Extend the detractors’ logic a small bit further than that skosh. Computers are as ubiquitous a tool in today’s world as are pens, pencils, and keyboards. Knowing the rudiments of programming is as critical to getting along in the world—now especially for engineers and theoreticians (yes, including feminist studiers)—as is basic writing.  Maybe we should stop wasting grade school money on writing and junior and senior high school money on essay writing.  After all, we have computers for that.

Or, maybe those supporters have the better argument.

Deliberately Ignorant

In a Wall Street Journal article about the espionage and intellectual property theft threat posed by the People’s Republic of China, Boston University William Fairfield Warren Distinguished Professor artificial intelligence researcher H Eugene Stanley said this when his PRC research collaborator—whom he enthusiastically took on—said this when she was arrested for lying on her visa and for potential espionage:

I’m not interested at all in politics. I’m a scientist.

And

If a person anywhere in the world wants to come to my group, and they have the money to come, I say why not?

Wow. He might want to review the musings of Plato and Aristotle on politics and individuals’ relationship with politics.

And this, as paraphrased by the WSJ:

Mr Stanley said that he receives droves of research requests and that he vets candidates’ scientific credentials. A Boston University spokesman said the school doesn’t engage in classified research and relies on the State Department to screen foreign applicants for national-security risks.

Of course. It’s someone else’s responsibility. Only Government should do, not each of us.

That “research” collaborator?

[F]ederal prosecutors accused Yanqing Ye of acting as an agent of a foreign government. On her application for a J-1 visa used for scholarly exchanges, she said she was a student at [the People’s Republic of] China’s National University of Defense Technology, but omitted that she was a lieutenant in the PLA….

On being asked whether it was useful to work with scholars of the PRC’s National University of Defense Technology, which was the school claimed by Ye and by her handler Kewei Yang on a paper co-written by the two along with Stanley, he responded

Is it a bad place? I don’t know[.]

Here is an example of the failure of the ideology that insists that Government is the solution, of the passivity that lets Government handle personal responsibilities exclusively rather than acting as support for each of us handling our own duties.

The proximate solution? In the particular case, bar Stanley from any government research funding, which the school claims he has none of presently, and bar Boston University from government funding until it cleans up the understanding of ethics and of personal responsibility on the part of its staff and students.

Racism in School Admissions

Federal District Judge Allison Burroughs, of the Massachusetts District, has ruled in a Harvard admissions case that racism in its admissions process is entirely jake.

Race conscious admissions will always penalize to some extent the groups that are not being advantaged by the process, but this is justified by the compelling interest in diversity and all the benefits that flow from a diverse college population.

With that, Burroughs has exposed her own racist bent.  Her “justification” is just her cynical rationalization of her racism.

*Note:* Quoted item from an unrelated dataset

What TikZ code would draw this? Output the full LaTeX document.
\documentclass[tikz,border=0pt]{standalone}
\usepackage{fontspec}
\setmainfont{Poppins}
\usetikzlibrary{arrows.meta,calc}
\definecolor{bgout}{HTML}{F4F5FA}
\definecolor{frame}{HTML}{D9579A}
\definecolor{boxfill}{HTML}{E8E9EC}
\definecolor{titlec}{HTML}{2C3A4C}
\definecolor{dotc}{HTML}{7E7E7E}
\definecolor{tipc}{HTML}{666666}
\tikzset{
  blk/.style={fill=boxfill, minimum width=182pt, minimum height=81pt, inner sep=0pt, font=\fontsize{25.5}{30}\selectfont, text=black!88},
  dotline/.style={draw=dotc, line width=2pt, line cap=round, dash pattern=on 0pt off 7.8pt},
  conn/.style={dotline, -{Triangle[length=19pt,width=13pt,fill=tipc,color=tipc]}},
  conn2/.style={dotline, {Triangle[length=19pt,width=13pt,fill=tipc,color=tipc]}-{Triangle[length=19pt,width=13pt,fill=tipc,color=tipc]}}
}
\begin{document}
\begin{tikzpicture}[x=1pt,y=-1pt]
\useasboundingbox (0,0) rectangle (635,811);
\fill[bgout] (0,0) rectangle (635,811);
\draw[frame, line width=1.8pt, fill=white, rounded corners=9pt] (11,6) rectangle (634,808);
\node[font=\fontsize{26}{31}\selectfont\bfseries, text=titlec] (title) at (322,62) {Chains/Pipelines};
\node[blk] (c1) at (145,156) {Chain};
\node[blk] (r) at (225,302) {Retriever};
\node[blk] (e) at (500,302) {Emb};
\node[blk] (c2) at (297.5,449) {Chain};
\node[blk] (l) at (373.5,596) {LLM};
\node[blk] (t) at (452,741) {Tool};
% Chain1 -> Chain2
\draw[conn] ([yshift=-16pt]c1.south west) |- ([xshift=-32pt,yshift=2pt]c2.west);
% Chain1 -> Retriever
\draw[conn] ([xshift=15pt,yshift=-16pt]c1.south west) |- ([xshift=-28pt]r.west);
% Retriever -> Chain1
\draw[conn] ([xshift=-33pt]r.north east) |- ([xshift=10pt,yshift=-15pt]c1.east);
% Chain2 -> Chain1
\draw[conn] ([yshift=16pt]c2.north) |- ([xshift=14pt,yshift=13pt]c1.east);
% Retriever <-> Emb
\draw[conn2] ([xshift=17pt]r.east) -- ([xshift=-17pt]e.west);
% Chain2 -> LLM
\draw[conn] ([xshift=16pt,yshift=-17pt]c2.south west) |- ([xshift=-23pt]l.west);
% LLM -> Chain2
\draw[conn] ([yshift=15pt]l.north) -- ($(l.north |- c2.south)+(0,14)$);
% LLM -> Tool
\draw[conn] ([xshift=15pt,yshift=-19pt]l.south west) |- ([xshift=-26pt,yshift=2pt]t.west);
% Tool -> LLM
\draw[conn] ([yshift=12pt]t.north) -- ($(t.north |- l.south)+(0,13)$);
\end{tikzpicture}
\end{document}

It stinks.

The WSJ editors in that piece also noted Supreme Court Justice Anthony Kennedy’s own tortured effort to correct racism in school admissions in his Fisher v University of Texas opinion:

…he wrote that different treatment of an individual because of race is “inherently suspect” and requires “strict scrutiny.”

No, different treatment of an individual because of race wants no strict scrutiny; it wants no scrutiny at all. Such treatment needs to be proscribed altogether from our schools.  To start with.

These folks, Harvard management personnel and bench-sitters alike, more than merely being racist, insult minorities, and actively hold them down, by insisting they just can’t cut it in an evenly done endeavor; they must have that artificial handicap applied. It’s redolent of Woodrow Wilson on segregation: “segregation is not a humiliation but a benefit, and ought to be so regarded by you gentlemen.”

And they punish the successful by telling them they’re too good for their own good.

Market Demand

In a Letter to the Editor in a recent Wall Street Journal, Thomas Michaels wrote,

John E Stafford asks why “starting salaries for public-school teachers in many states are under $40,000 a year….” The answer is supply and demand. There are more “qualified” teaching graduates looking for a job than there are openings in their desired location. Union protection and state-mandated benefits assure that placeholders stay in place. Market theory says that when there are more goods available than the market requires, the price goes down.

A bit of basic high school-level economics, a subject that isn’t taught in high school very much.

That brings me to another reason why teacher salaries are so low.  Public school pupils fare poorly in progress testing, in college preparation testing, in their ability to function in a modern workplace. This is so in absolute terms, in comparison with peer and near-peer national competitors, and in comparison with domestic charter and voucher schools.  The quality of the product just isn’t that great.